The Chilean bourgeoisie, already from the beginning very reticent to Boric's identitarian display, and the part, in principle the majority, of the petty bourgeoisie which at first was in favor of the project of the new Constitution, begin to fear the disintegrating effect that the recognition of the Mapuche sovereignty could have on the state. The opinion polls show a further drop in support for the government, and with them the expectations of a favorable vote in the constitutional referendum.
What is coming
Next September 4 the state will place the ballot boxes. "Rejection" has all the chances of winning. With it the Chilean political crisis will enter a new stage in which, in all probability, the bourgeoisie will take into its own hands the reorganization of the state and the political apparatus.

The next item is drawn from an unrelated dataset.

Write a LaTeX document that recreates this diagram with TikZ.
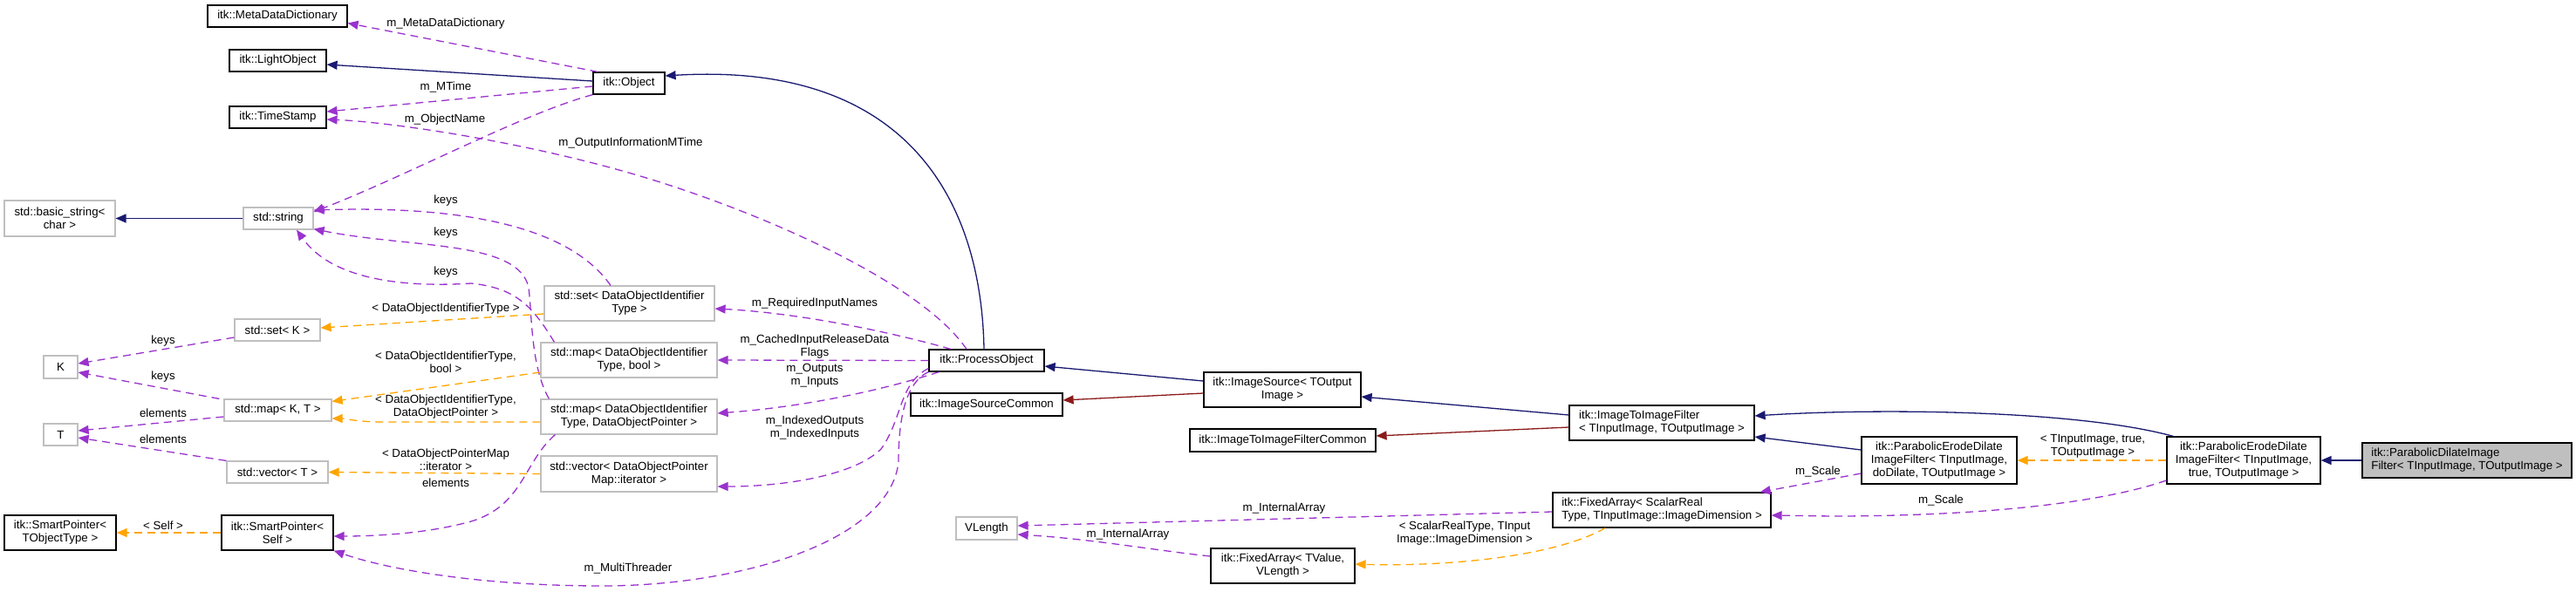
\documentclass[tikz,border=0pt]{standalone}
\usepackage{fontspec}
\setmainfont{Liberation Sans}
\usetikzlibrary{arrows.meta}
\definecolor{navy}{HTML}{191970}
\definecolor{orchid}{HTML}{9A32CD}
\definecolor{fire}{HTML}{8B1A1A}
\definecolor{orng}{HTML}{FFA500}
\definecolor{undoc}{HTML}{BFBFBF}
\begin{document}
\begin{tikzpicture}[x=1pt,y=-1pt,
  font=\fontsize{13.3}{15}\selectfont,
  cls/.style={draw=black, line width=1.2pt, inner sep=2pt, align=center},
  ext/.style={draw=undoc, line width=1.2pt, inner sep=2pt, align=center},
  sel/.style={cls, fill=undoc},
  tip/.style={-{Triangle[length=12pt,width=10pt]}},
  inhedge/.style={navy, line width=1.3pt, tip},
  privedge/.style={fire, line width=1.3pt, tip},
  usedge/.style={orchid, line width=1.3pt, dash pattern=on 9pt off 6pt, tip},
  tpledge/.style={orng, line width=1.3pt, dash pattern=on 9pt off 6pt, tip},
  lab/.style={inner sep=0pt, align=center, text=black}]
\useasboundingbox (0,0) rectangle (2953,678);

% nodes
\node[cls, minimum width=160pt, minimum height=25pt] (mdd) at (318,18.5) {itk::MetaDataDictionary};
\node[cls, minimum width=111pt, minimum height=25pt] (lo) at (318.5,69.5) {itk::LightObject};
\node[cls, minimum width=111pt, minimum height=25pt] (ts) at (318.5,134.5) {itk::TimeStamp};
\node[cls, minimum width=82pt, minimum height=25pt] (obj) at (721,95.5) {itk::Object};
\node[ext, minimum width=127pt, minimum height=41pt] (bstr) at (68.5,250.5) {std::basic\_string<\\ char >};
\node[ext, minimum width=80pt, minimum height=25pt] (str) at (319,250.5) {std::string};
\node[ext, minimum width=98pt, minimum height=25pt] (setK) at (318,378.5) {std::set< K >};
\node[ext, minimum width=39pt, minimum height=26pt] (K) at (69.5,421) {K};
\node[ext, minimum width=123pt, minimum height=25pt] (mapKT) at (318.5,470.5) {std::map< K, T >};
\node[ext, minimum width=39pt, minimum height=25pt] (T) at (69.5,498.5) {T};
\node[ext, minimum width=116pt, minimum height=25pt] (vecT) at (318,541.5) {std::vector< T >};
\node[cls, minimum width=128pt, minimum height=40pt] (spT) at (69,611) {itk::SmartPointer<\\ TObjectType >};
\node[cls, minimum width=128pt, minimum height=40pt] (spS) at (318,611) {itk::SmartPointer<\\ Self >};
\node[ext, minimum width=195pt, minimum height=40pt] (setD) at (721.5,348) {std::set< DataObjectIdentifier\\ Type >};
\node[ext, minimum width=202pt, minimum height=40pt] (mapB) at (721,413) {std::map< DataObjectIdentifier\\ Type, bool >};
\node[ext, minimum width=202pt, minimum height=40pt] (mapP) at (721,478) {std::map< DataObjectIdentifier\\ Type, DataObjectPointer >};
\node[ext, minimum width=202pt, minimum height=41pt] (vecP) at (721,543.5) {std::vector< DataObjectPointer\\ Map::iterator >};
\node[cls, minimum width=132pt, minimum height=25pt] (po) at (1131,413.5) {itk::ProcessObject};
\node[cls, minimum width=174pt, minimum height=26pt] (isc) at (1131,464) {itk::ImageSourceCommon};
\node[ext, minimum width=70pt, minimum height=26pt] (vl) at (1131,606) {VLength};
\node[cls, minimum width=180pt, minimum height=40pt] (is) at (1470,447) {itk::ImageSource< TOutput\\ Image >};
\node[cls, minimum width=213pt, minimum height=26pt] (itifc) at (1470.5,505) {itk::ImageToImageFilterCommon};
\node[cls, minimum width=165pt, minimum height=40pt] (fav) at (1470.5,649) {itk::FixedArray< TValue,\\ VLength >};
\node[cls, minimum width=212pt, minimum height=40pt, align=left] (itif) at (1905,485) {itk::ImageToImageFilter\\< TInputImage, TOutputImage >};
\node[cls, minimum width=250pt, minimum height=40pt, align=left] (fas) at (1905,585) {itk::FixedArray< ScalarReal\\Type, TInputImage::ImageDimension >};
\node[cls, minimum width=178pt, minimum height=54pt] (ped) at (2223,528) {itk::ParabolicErodeDilate\\ImageFilter< TInputImage,\\ doDilate, TOutputImage >};
\node[cls, minimum width=176pt, minimum height=54pt] (pet) at (2572,528) {itk::ParabolicErodeDilate\\ImageFilter< TInputImage,\\ true, TOutputImage >};
\node[sel, minimum width=240pt, minimum height=40pt, align=left] (selnode) at (2828,528) {itk::ParabolicDilateImage\\Filter< TInputImage, TOutputImage >};

% inheritance
\draw[inhedge] ([yshift=2.5pt]obj.west) -- ([yshift=-4.5pt]lo.east);
\draw[inhedge] (str.west) -- (bstr.east);
\draw[inhedge] ([xshift=-3pt]po.north) .. controls (1125,230) and (1040,70) .. ([yshift=8.5pt]obj.east);
\draw[inhedge] ([yshift=10pt]is.west) -- ([yshift=-6.5pt]po.east);
\draw[privedge] ([yshift=-4pt]is.west) -- ([yshift=5pt]isc.east);
\draw[inhedge] ([yshift=9pt]itif.west) -- ([yshift=-8pt]is.east);
\draw[privedge] ([yshift=-5pt]itif.west) -- ([yshift=5pt]itifc.east);
\draw[inhedge] ([yshift=12pt]ped.west) -- ([yshift=-16pt]itif.east);
\draw[inhedge] ([xshift=8pt]pet.north west) .. controls (2380,470) and (2150,468) .. ([yshift=8pt]itif.east);
\draw[inhedge] (selnode.west) -- (pet.east);

% usage (purple dashed)
\draw[usedge] ([xshift=6pt]obj.north west) -- ([yshift=-8pt]mdd.east);
\node[lab] (l1) at (511,27) {m\_MetaDataDictionary};
\draw[usedge] ([yshift=-3.5pt]obj.west) -- ([yshift=6.5pt]ts.east);
\node[lab] (l2) at (511,100) {m\_MTime};
\draw[usedge] ([xshift=-23pt]po.north) .. controls (1060,330) and (900,255) .. (760,210)
  .. controls (620,165) and (450,140) .. ([yshift=-2.5pt]ts.east);
\node[lab] (l3) at (723,164) {m\_OutputInformationMTime};
\draw[usedge] (obj.south west) .. controls (600,130) and (470,200) .. ([yshift=7.5pt]str.east);
\node[lab] (l4) at (510,137) {m\_ObjectName};
\draw[usedge] ([xshift=-21.5pt]setD.north) .. controls (660,270) and (560,235) .. ([yshift=9.5pt]str.east);
\node[lab] (l5) at (511,230) {keys};
\draw[usedge] ([xshift=10pt]mapP.north west) .. controls (608,420) and (610,360) .. (606,330)
  .. controls (595,275) and (470,285) .. ([yshift=1pt]str.south east);
\node[lab] (l6) at (511,267) {keys};
\draw[usedge] ([xshift=16pt]mapB.north west) .. controls (610,350) and (590,330) .. (540,325)
  .. controls (460,330) and (380,320) .. ([xshift=21pt]str.south);
\node[lab] (l7) at (511,312) {keys};
\draw[usedge] ([yshift=-8.5pt]setK.west) -- ([yshift=4pt]K.east);
\node[lab] (l8) at (187,391) {keys};
\draw[usedge] ([xshift=-5pt]mapKT.north west) -- ([yshift=-6pt]K.east);
\node[lab] (l9) at (187,432) {keys};
\draw[usedge] ([yshift=-7.5pt]mapKT.west) -- ([yshift=4.5pt]T.east);
\node[lab] (l10) at (187,474) {elements};
\draw[usedge] (vecT.north west) -- ([yshift=-3.5pt]T.east);
\node[lab] (l11) at (187,504) {elements};
\draw[usedge] ([xshift=-41pt]po.north) .. controls (1000,375) and (900,358) .. ([yshift=-6pt]setD.east);
\node[lab] (l12) at (934,348) {m\_RequiredInputNames};
\draw[usedge] (po.west) -- (mapB.east);
\node[lab] (l13) at (934,398) {m\_CachedInputReleaseData\\Flags};
\draw[usedge] ([xshift=12pt]po.south west) .. controls (1020,445) and (930,466) .. ([yshift=4pt]mapP.east);
\node[lab] (l14) at (934,431) {m\_Outputs\\m\_Inputs};
\draw[usedge] ([yshift=-9pt]po.west) .. controls (1030,440) and (1035,480) .. (1010,515)
  .. controls (980,545) and (900,558) .. ([yshift=-14.5pt]vecP.east);
\node[lab] (l15) at (934,491) {m\_IndexedOutputs\\m\_IndexedInputs};
\draw[usedge] (po.south west) .. controls (1035,440) and (1030,490) .. (1030,530)
  .. controls (1020,620) and (850,672) .. (690,672)
  .. controls (560,672) and (450,655) .. (spS.south east);
\node[lab] (l16) at (720,652) {m\_MultiThreader};
\draw[usedge] ([xshift=17pt]mapP.south west) .. controls (600,530) and (600,580) .. (540,598)
  .. controls (490,612) and (430,615) .. ([yshift=-4pt]spS.east);
\node[lab] (l17) at (511,554) {elements};
\draw[usedge] ([yshift=-15pt]ped.west) -- ([xshift=-13pt]fas.north east);
\node[lab] (l18) at (2084,541) {m\_Scale};
\draw[usedge] ([yshift=-23pt]pet.west) .. controls (2400,580) and (2250,592) .. (2100,592)
  -- ([yshift=-6pt]fas.east);
\node[lab] (l19) at (2225,574) {m\_Scale};
\draw[usedge] ([yshift=-2pt]fas.west) -- ([yshift=3pt]vl.east);
\node[lab] (l20) at (1472,583) {m\_InternalArray};
\draw[usedge] ([yshift=11pt]fav.west) .. controls (1330,632) and (1250,618) .. ([yshift=-7pt]vl.east);
\node[lab] (l21) at (1293,613) {m\_InternalArray};

% template instances (orange dashed)
\draw[tpledge] ([yshift=-12pt]setD.west) -- ([yshift=2.5pt]setK.east);
\node[lab] (t1) at (511,354) {< DataObjectIdentifierType >};
\draw[tpledge] ([yshift=-14pt]mapB.west) -- ([yshift=-3pt]mapKT.north east);
\node[lab] (t2) at (511,415) {< DataObjectIdentifierType,\\ bool >};
\draw[tpledge] ([yshift=-6pt]mapP.west) -- (440,484) .. controls (410,484) and (395,480) .. ([yshift=-9.5pt]mapKT.east);
\node[lab] (t3) at (511,467) {< DataObjectIdentifierType,\\ DataObjectPointer >};
\draw[tpledge] (vecP.west) -- (vecT.east);
\node[lab] (t4) at (511,527) {< DataObjectPointerMap\\ ::iterator >};
\draw[tpledge] (spS.west) -- (spT.east);
\node[lab] (t5) at (187,603) {< Self >};
\draw[tpledge] ([xshift=-65pt]fas.south) .. controls (1780,640) and (1650,650) .. ([yshift=2pt]fav.east);
\node[lab] (t6) at (1679,612) {< ScalarRealType, TInput\\ Image::ImageDimension >};
\draw[tpledge] (pet.west) -- (ped.east);
\node[lab] (t7) at (2399,512) {< TInputImage, true,\\ TOutputImage >};
\end{tikzpicture}
\end{document}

It will do it with or without Boric as figurehead; placing him under the tutelage of the old popes of the Concertación or sending him to the sidelines until further notice; revamping in passing the right wing or inventing a regrouping that will reoccupy the historical place of the Christian Democracy. It does not matter.
International capital is sending a strong message: stability or the closure of the faucet of foreign investment. And the Chilean bourgeoisie, undisputed owner of a semi-colonial country which is not knowing how to take advantage of the turbulent global imperialist moment, cannot but listen to this message.